Full-day kindergarten and the growth of pre-K programs require more classroom space than our facilities have traditionally provided. The community and our district are proud to boast our lower-than-average class sizes. Five years ago, we found a need to reduce our class sizes to better serve families. We believe this lower student-to-teacher ratio is necessary to maximize student learning and maintain a competitive advantage.
Other capacity changes have been felt in our middle schools with the elimination of study halls to add more math and reading classes. Additionally, adding a Science Technology Engineering and Math (STEM) magnet program at Robbinsdale Middle School has changed the way some space is used in that school.

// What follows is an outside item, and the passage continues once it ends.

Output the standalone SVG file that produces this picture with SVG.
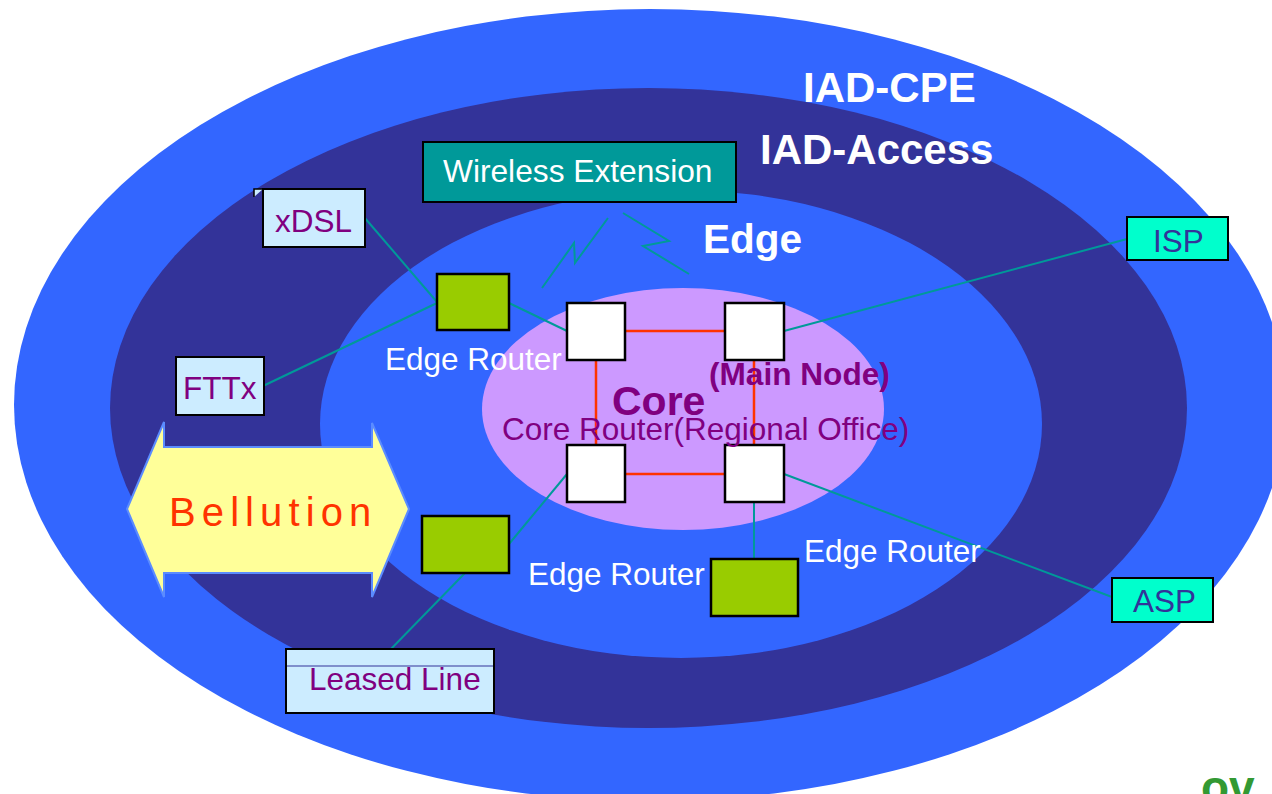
<svg xmlns="http://www.w3.org/2000/svg" width="1272" height="794" viewBox="0 0 1272 794">
<style>
.t{font-family:"Liberation Sans",Arial,sans-serif}
.w{fill:#FFFFFF}
.b{font-weight:bold}
.p{fill:#800080}
.lbl{font-size:31.5px}
.box{fill:#CCECFF;stroke:#000;stroke-width:2}
.cyan{fill:#00FFCC;stroke:#000;stroke-width:2}
.er{fill:#99CC00;stroke:#000;stroke-width:2.5}
.cr{fill:#FFFFFF;stroke:#000;stroke-width:2.5}
.tl{stroke:#009999;stroke-width:2;fill:none}
.rl{stroke:#FF3300;stroke-width:2.5;fill:none}
</style>
<rect width="1272" height="794" fill="#FFFFFF"/>
<g id="rings">
<ellipse id="ring-cpe" cx="650" cy="405" rx="636" ry="396" fill="#3366FF"/>
<ellipse id="ring-access" cx="648.5" cy="408" rx="538.5" ry="320" fill="#333399"/>
<ellipse id="ring-edge" cx="681" cy="424" rx="361" ry="234" fill="#3366FF"/>
<ellipse id="ring-core" cx="683" cy="409" rx="201" ry="121" fill="#CC99FF"/>
</g>
<g id="ring-labels">
<text class="t w b" x="803" y="102" font-size="42">IAD-CPE</text>
<text class="t w b" x="760" y="164" font-size="42">IAD-Access</text>
<text class="t w b" x="703" y="253" font-size="40.5">Edge</text>
</g>
<g id="bellution">
<polygon points="127,509 164,422 164,447 372,447 372,423 409,509 372,597 372,573 164,573 164,597" fill="#FFFF99" stroke="#5B8CFF" stroke-width="2"/>
<text class="t" x="169" y="526" font-size="40" fill="#FF3300" letter-spacing="6.1">Bellution</text>
</g>
<g id="connectors">
<line class="rl" x1="625" y1="331" x2="725" y2="331" stroke-width="3"/>
<line class="rl" x1="625" y1="474" x2="725" y2="474"/>
<line class="rl" x1="596" y1="360" x2="596" y2="445"/>
<line class="rl" x1="754" y1="360" x2="754" y2="445"/>
<line class="tl" x1="364" y1="217" x2="437" y2="302"/>
<line class="tl" x1="263" y1="386" x2="437" y2="303"/>
<line class="tl" x1="509" y1="303" x2="567" y2="331"/>
<line class="tl" x1="784" y1="331" x2="1127" y2="239"/>
<line class="tl" x1="784" y1="474" x2="1120" y2="600"/>
<line class="tl" x1="754" y1="502" x2="754" y2="559" stroke-width="3"/>
<line class="tl" x1="567" y1="474" x2="509" y2="544"/>
<line class="tl" x1="465" y1="573" x2="390" y2="650"/>
<polyline class="tl" points="542,288 574,243 575,263 608,218" stroke-width="2.5"/>
<polyline class="tl" points="623,213 669,241 643,246 689,274" stroke-width="2.5"/>
</g>
<g id="wireless">
<rect x="423" y="142" width="313" height="60" fill="#009999" stroke="#000" stroke-width="2"/>
<text class="t w" x="443" y="182" font-size="31.7">Wireless Extension</text>
</g>
<g id="xdsl">
<path d="M254,197 L254,189 L263,189" fill="#CCECFF" stroke="#000" stroke-width="1.5"/>
<rect class="box" x="263" y="189" width="102" height="58"/>
<text class="t p lbl" x="275" y="232">xDSL</text>
</g>
<g id="fttx">
<rect class="box" x="176" y="357" width="88" height="58"/>
<text class="t p lbl" x="183" y="399">FTTx</text>
</g>
<g id="leased">
<rect class="box" x="286" y="649" width="208" height="64"/>
<line x1="287" y1="666" x2="493" y2="666" stroke="#333399" stroke-width="1.2"/>
<text class="t p lbl" x="309" y="690">Leased Line</text>
</g>
<g id="isp">
<rect class="cyan" x="1127" y="217" width="101" height="43"/>
<text class="t lbl" x="1153" y="252" fill="#333399">ISP</text>
</g>
<g id="asp">
<rect class="cyan" x="1112" y="578" width="101" height="44"/>
<text class="t lbl" x="1133" y="612" fill="#333399">ASP</text>
</g>
<g id="edge-router-1">
<rect class="er" x="437" y="274" width="72" height="56"/>
<text class="t w lbl" x="385" y="370">Edge Router</text>
</g>
<g id="edge-router-2">
<rect class="er" x="422" y="516" width="87" height="57"/>
<text class="t w lbl" x="528" y="585">Edge Router</text>
</g>
<g id="edge-router-3">
<rect class="er" x="711" y="559" width="87" height="57"/>
<text class="t w lbl" x="804" y="562">Edge Router</text>
</g>
<g id="core-tl"><rect class="cr" x="567" y="303" width="58" height="57"/></g>
<g id="core-tr"><rect class="cr" x="725" y="303" width="59" height="57"/></g>
<g id="core-bl"><rect class="cr" x="567" y="445" width="58" height="57"/></g>
<g id="core-br"><rect class="cr" x="725" y="445" width="59" height="57"/></g>
<g id="core-labels">
<text class="t p b" x="612" y="415" font-size="41">Core</text>
<text class="t p b" x="709" y="385" font-size="31.6">(Main Node)</text>
<text class="t p lbl" x="502" y="440">Core Router(Regional Office)</text>
</g>
<text class="t b" x="1201" y="803" font-size="46" fill="#339933">ov</text>
</svg>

As we plan for future enrollment and facility needs, we know there are implications for all our stakeholders. In upcoming months, our goal is to convene a community group to further study our future facility needs.
Oh brother, another committee? A committee usually sounds good but only if they aren’t filled with board members, district employees, and local politicians who try to steer the committee in a certain direction.
Providing students with a great education that prepares them to be career and college ready is at the forefront of our current discussions. My best days are the days I spend in our schools. Schools are an important resource for all our families and the community at large. I invite you to visit our schools and see first-hand the great things taking place every day.
Yeah yeah…..so what is he trying to say here? Dr. Sicoli is a smart guy and I’m sure he calculated this article. Is he trying to make the case that we need another school? Is he trying to start the conversation?
If the district “needs” to open a new school I’m not sure what their options are. Cavanaugh has been sold, New Hope, Sunny Hollow, and Sandburg have been re-purposed, and Pilgram Lane would need $10 million or more in renovations after spending the past six years dormant.
I don’t know what to make of this and I have no idea where Sicoli or our union-backed school board are going to do, but it’s an issue we are committed to following.